Markedsføring · · 3 min read
What is a customer journey? Marketing explained simply
A customer journey is the path from stranger to paying customer. Here is how to map the steps, remove friction and build marketing that follows the customer.
By Mediseo

Most people assume a customer goes straight from advert to purchase. In reality, something happens in between — and that is where most customers disappear. A customer journey is simply the whole path from someone who has never heard of you to a happy customer who recommends you to others.
The short version
- A customer journey is the steps a person goes through from stranger to customer.
- Most people do not jump straight to a purchase — they need several encounters with you first.
- Once you know the steps, you can see where people drop off and what is missing.
- The goal is not to push, but to make each step a little easier.
The four stages
A customer journey can be divided up in many ways, but four stages cover most of it:
- Awareness: The person discovers you exist — through search, social media, adverts or a recommendation.
- Consideration: They have a need and are comparing options. Now they are looking for answers, not a sales pitch.
- Decision: They are ready to choose. Price, trust and simplicity decide it.
- After the purchase: They have bought. This is where loyalty and recommendations are built — or where disappointment sets in.
The point is not to memorise the names, but to understand that a stranger rarely becomes a customer on the first attempt.

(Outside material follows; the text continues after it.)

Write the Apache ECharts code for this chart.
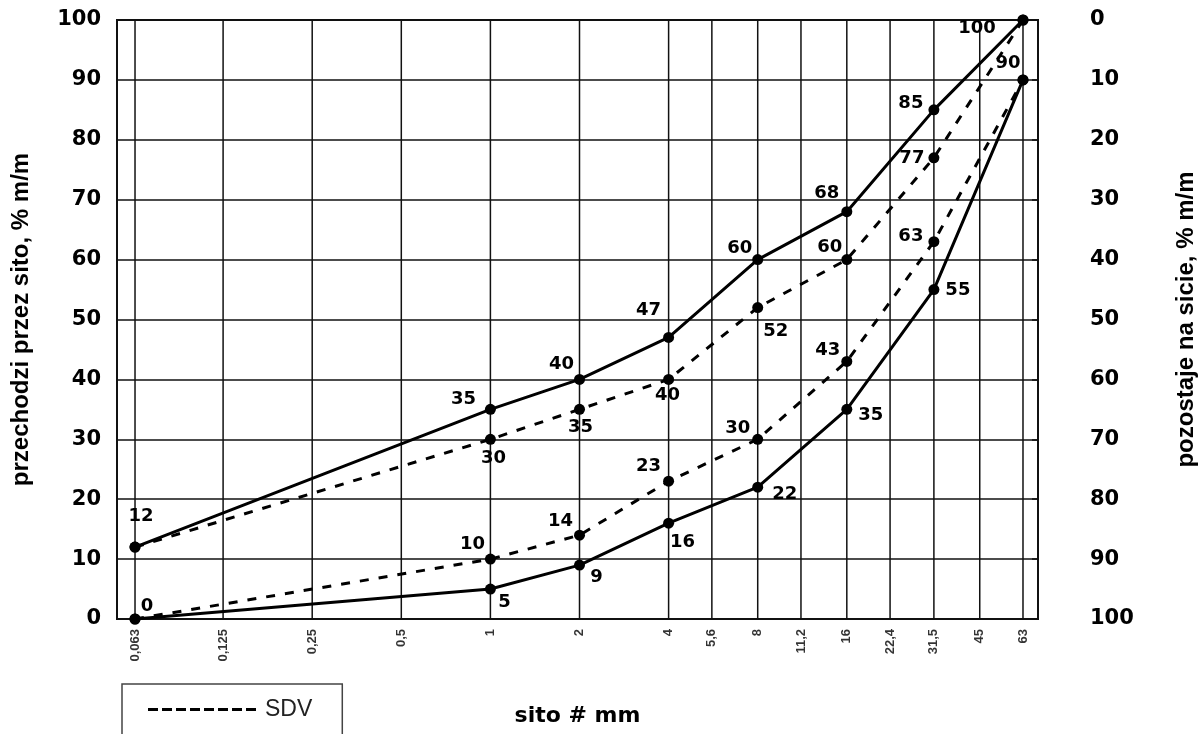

Why thinking in terms of a journey helps
When you see marketing as a journey rather than a set of one-off adverts, the questions change. Instead of "why is nobody buying?" you ask "where in the journey am I losing people?".
An example: many businesses get good traffic to their website but few enquiries. The problem is rarely the traffic — it is the step between visiting and acting. Perhaps the page does not answer the questions people actually have, or the contact route is too awkward.
Once you know the steps, it becomes clearer what is missing:
- Do people get enough information to feel confident?
- Is it easy to take the next step, or do they have to search for it?
- Do you follow up with people who showed interest but did not buy?
How to map your own journey
You need neither expensive tools nor a long analysis. Sit down and write out how a typical customer actually finds and chooses you.
- Start with a real example. Think of a customer you won recently. How did they hear about you? What did they do before getting in touch?
- Write down each step. From the first encounter to the purchase. Be specific: "saw an Instagram post", "searched on Google", "read two articles".
- Mark where it stalls. Where do people spend a long time, or disappear entirely?
- Ask what is missing at each step. An answer, some reassurance, a simpler button?
Even at this stage, most people spot at least one obvious gap they can close straight away.
Common mistakes
The most common mistake is only speaking to people who are ready to buy. That is a small slice of the market. Most people are in the consideration stage and need information, not an offer.
Another mistake is forgetting the time after the purchase. A happy customer who is followed up comes back and recommends you — often the cheapest marketing you have.
Finally, do not try to be everywhere at once. It is enough to make one step in the journey noticeably better.
How to get started
Pick one customer you won recently and sketch their journey on a sheet of paper. Find the single step that feels slowest, and ask what would make it easier. That is usually enough to see where your next improvement lies.
You do not need a perfect journey — just one you understand well enough to make a little better each month.